The project was the brainchild of Wilcox and General College math instructor Laura Coffin Koch. It got off the ground with a three-year grant from the National Science Foundation. Organizers plan to reapply for a new grant when their current grant runs out this year.
At the University, General College donates the materials and facilities at Appleby Hall to the program.
The students, mostly suffering from physical disabilities, are chosen with the help of the Minneapolis and St. Paul School Districts as well as the Parent Advocacy Coalition for Educational Rights Center. Project Gold Director Rozanne Severance said the program attracts students from as far away as Moorhead and International Falls.
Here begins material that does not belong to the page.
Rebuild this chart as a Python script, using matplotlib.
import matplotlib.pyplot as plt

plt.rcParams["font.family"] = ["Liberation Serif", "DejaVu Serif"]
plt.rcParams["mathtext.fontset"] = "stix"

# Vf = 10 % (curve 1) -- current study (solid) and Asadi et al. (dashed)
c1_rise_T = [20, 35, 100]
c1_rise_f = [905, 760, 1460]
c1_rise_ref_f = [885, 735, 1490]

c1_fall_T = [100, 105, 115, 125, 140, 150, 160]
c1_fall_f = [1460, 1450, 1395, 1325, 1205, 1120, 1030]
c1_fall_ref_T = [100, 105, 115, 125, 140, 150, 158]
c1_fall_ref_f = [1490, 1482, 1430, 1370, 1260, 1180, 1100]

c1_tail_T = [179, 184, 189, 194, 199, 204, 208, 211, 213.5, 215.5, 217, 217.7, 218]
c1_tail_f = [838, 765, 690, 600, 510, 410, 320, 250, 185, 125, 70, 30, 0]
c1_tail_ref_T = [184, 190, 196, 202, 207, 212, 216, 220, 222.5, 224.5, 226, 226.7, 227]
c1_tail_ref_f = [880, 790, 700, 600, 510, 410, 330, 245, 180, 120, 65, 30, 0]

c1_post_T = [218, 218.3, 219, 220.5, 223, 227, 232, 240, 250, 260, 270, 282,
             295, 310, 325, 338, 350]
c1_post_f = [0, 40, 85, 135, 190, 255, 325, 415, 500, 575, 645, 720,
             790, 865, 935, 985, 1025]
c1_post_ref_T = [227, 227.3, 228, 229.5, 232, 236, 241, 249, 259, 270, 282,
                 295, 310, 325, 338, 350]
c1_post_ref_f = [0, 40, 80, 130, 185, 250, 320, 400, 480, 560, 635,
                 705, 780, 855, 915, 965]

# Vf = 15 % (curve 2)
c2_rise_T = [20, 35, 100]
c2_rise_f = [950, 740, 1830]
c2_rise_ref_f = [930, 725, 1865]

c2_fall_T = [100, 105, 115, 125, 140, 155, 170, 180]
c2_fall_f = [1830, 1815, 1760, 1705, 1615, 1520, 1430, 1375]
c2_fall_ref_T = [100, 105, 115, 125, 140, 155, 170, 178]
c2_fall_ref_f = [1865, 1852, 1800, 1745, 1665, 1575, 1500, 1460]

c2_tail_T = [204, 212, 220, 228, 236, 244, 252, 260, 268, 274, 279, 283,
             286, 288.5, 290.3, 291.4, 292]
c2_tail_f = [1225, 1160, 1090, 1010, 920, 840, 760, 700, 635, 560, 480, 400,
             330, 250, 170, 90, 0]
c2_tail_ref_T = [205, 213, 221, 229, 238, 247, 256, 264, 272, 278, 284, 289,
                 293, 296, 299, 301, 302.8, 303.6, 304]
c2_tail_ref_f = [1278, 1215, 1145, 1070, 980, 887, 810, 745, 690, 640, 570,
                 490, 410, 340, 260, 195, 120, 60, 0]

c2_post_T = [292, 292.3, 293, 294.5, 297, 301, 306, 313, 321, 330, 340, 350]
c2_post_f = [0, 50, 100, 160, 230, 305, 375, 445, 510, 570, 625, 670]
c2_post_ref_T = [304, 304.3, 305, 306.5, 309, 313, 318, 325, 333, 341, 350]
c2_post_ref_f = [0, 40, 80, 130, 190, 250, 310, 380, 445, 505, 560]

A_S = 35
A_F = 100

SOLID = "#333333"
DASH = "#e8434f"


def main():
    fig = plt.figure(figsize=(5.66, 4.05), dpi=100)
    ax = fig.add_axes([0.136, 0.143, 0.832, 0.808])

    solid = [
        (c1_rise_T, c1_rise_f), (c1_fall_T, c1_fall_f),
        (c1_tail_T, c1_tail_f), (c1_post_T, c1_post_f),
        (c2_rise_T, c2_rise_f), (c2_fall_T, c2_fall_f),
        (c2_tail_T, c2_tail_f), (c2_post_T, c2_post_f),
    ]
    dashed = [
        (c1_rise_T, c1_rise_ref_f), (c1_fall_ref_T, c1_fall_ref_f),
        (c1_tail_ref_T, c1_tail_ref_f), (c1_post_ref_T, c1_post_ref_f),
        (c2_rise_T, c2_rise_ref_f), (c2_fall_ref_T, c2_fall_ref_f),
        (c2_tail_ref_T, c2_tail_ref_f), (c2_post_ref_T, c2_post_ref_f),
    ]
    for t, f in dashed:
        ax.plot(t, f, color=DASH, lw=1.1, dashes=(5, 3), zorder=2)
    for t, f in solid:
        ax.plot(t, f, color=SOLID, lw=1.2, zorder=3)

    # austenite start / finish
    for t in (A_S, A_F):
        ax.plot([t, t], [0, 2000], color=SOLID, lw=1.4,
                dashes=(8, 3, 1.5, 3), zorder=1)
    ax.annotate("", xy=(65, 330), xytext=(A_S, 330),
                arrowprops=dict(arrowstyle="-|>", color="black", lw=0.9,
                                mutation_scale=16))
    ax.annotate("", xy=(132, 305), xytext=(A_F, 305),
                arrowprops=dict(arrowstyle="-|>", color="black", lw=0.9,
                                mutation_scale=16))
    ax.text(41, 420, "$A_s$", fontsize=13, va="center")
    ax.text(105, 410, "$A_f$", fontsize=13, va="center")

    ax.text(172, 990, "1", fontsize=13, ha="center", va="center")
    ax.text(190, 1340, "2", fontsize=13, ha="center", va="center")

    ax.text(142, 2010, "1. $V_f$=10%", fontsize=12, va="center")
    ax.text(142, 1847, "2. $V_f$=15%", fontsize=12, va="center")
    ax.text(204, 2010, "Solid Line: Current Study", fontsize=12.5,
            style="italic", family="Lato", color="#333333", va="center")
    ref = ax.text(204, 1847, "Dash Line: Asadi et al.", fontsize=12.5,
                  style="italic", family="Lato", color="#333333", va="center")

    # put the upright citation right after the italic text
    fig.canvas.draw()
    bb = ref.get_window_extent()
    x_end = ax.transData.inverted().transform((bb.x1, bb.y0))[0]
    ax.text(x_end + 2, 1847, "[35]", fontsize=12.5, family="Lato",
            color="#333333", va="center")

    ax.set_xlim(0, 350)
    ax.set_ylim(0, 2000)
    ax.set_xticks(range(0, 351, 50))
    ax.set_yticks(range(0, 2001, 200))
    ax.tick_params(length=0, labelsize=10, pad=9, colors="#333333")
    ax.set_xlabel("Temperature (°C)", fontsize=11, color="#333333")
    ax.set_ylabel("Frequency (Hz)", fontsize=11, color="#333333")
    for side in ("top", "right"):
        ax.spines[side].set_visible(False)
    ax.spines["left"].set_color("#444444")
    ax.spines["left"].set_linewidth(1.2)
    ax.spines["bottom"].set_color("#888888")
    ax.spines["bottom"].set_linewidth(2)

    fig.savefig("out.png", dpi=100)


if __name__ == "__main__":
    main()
During the school year, program organizers invite approximately 40 girls to workshops once a month. The workshops are broken into sessions for math and science demonstrations. Participants learn about everything from geometry to gravity to the Internet.
Project Gold enlists the aid of women in science and math fields to give talks and be mentors to the group.
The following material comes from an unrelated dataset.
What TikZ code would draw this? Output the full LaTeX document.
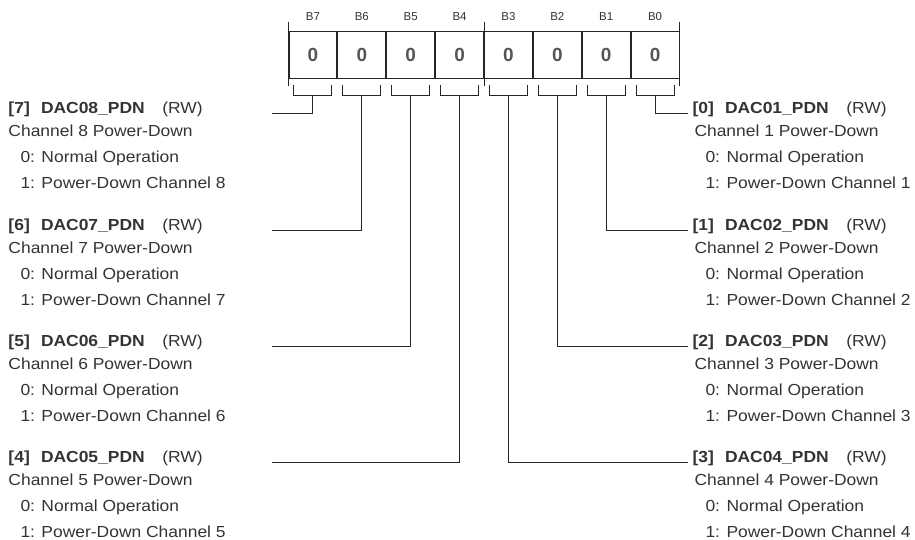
\documentclass[tikz,border=0pt]{standalone}
\usepackage{fontspec}
\setmainfont[FakeStretch=1.09]{Liberation Sans}
\newfontfamily\bitfont{Liberation Sans}
\usetikzlibrary{positioning}
\definecolor{txtgray}{HTML}{333333}
\definecolor{bitgray}{HTML}{555555}

\begin{document}
\begin{tikzpicture}[x=1pt,y=-1pt,line width=1pt,draw=black!85,
  every node/.style={inner sep=0pt,text=txtgray},
  cell/.style={draw,minimum width=47.875pt,minimum height=47.3pt,
    font=\bitfont\fontsize{19}{19}\selectfont\bfseries,text=bitgray},
  head/.style={font=\bitfont\fontsize{11.5}{11.5}\selectfont},
  desc/.style={anchor=base west,font=\fontsize{16}{19}\selectfont}]
  \useasboundingbox (0,0) rectangle (915,540);

  % register
  \node[cell] (b7) at (312.94,55.35) {0};
  \node[cell,right=0pt of b7] (b6) {0};
  \node[cell,right=0pt of b6] (b5) {0};
  \node[cell,right=0pt of b5] (b4) {0};
  \node[cell,right=0pt of b4] (b3) {0};
  \node[cell,right=0pt of b3] (b2) {0};
  \node[cell,right=0pt of b2] (b1) {0};
  \node[cell,right=0pt of b1] (b0) {0};

  \foreach \b in {0,...,7}{
    \node[head,above=10pt of b\b] (h\b) {B\b};
    \draw ([xshift=-19pt,yshift=-6pt]b\b.south) -- ++(0,10) -- ++(38,0) -- ++(0,-10);
  }
  \draw ([yshift=8.7pt]b7.north west) -- ([yshift=-7pt]b7.south west);
  \draw ([yshift=8.7pt]b4.north east) -- ([yshift=-7pt]b4.south east);
  \draw ([yshift=8.7pt]b0.north east) -- ([yshift=-7pt]b0.south east);

  % left fields
  \foreach \b/\r in {7/0,6/1,5/2,4/3}{
    \pgfmathtruncatemacro\ch{\b+1}
    \pgfmathsetmacro\yy{114+116*\r}
    \node[desc] (t\b) at (8,\yy) {\textbf{[\b]\hspace{0.7em}DAC0\ch\_PDN}\hspace{1.1em}(RW)};
    \node[desc] (c\b) at (8,\yy+23) {Channel \ch{} Power-Down};
    \node[desc] (z\b) at (20,\yy+49) {0: Normal Operation};
    \node[desc] (o\b) at (20,\yy+75) {1: Power-Down Channel \ch};
    \coordinate (e\b) at (272,\yy);
    \draw ([yshift=-16pt]b\b.south) |- (e\b);
  }

  % right fields
  \foreach \b/\r in {0/0,1/1,2/2,3/3}{
    \pgfmathtruncatemacro\ch{\b+1}
    \pgfmathsetmacro\yy{114+116*\r}
    \node[desc] (t\b) at (692,\yy) {\textbf{[\b]\hspace{0.7em}DAC0\ch\_PDN}\hspace{1.1em}(RW)};
    \node[desc] (c\b) at (694,\yy+23) {Channel \ch{} Power-Down};
    \node[desc] (z\b) at (705,\yy+49) {0: Normal Operation};
    \node[desc] (o\b) at (705,\yy+75) {1: Power-Down Channel \ch};
    \coordinate (e\b) at (688,\yy);
    \draw ([yshift=-16pt]b\b.south) |- (e\b);
  }
\end{tikzpicture}
\end{document}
While the students are involved in learning, their parents attend informational sessions about computers and resources available to help their daughters.
For Theresa’s mother, Mary Jean Stanton, Project Gold opened her eyes to opportunities and education/career possibilities for her daughter’s future.
Living day to day with her daughter’s disability, Mary Jean Stanton said she and her daughter sometimes lose sight of the big picture, like the fact that she is the only disabled student at her Minneapolis school.
Wilcox said the opportunity to meet other disabled girls is a crucial part of the program. Many of the program’s students are the only children in their schools with a disability.
In addition, Mary Jean Stanton said the chance to meet and talk with female scientists with disabilities was enlightening.
“Theresa has said that it was new for her to see women with disabilities doing what they chose to do with their lives,” Mary Jean Stanton said. “Now she’s seeing women in wheelchairs like herself having successful careers.”
Mary Jean Stanton said the program broadened her daughter’s and her own horizons and let them look at what possibilities the future could hold.
“It opened a door,” Mary Jean Stanton said. “One that she had closed before and probably me, too.”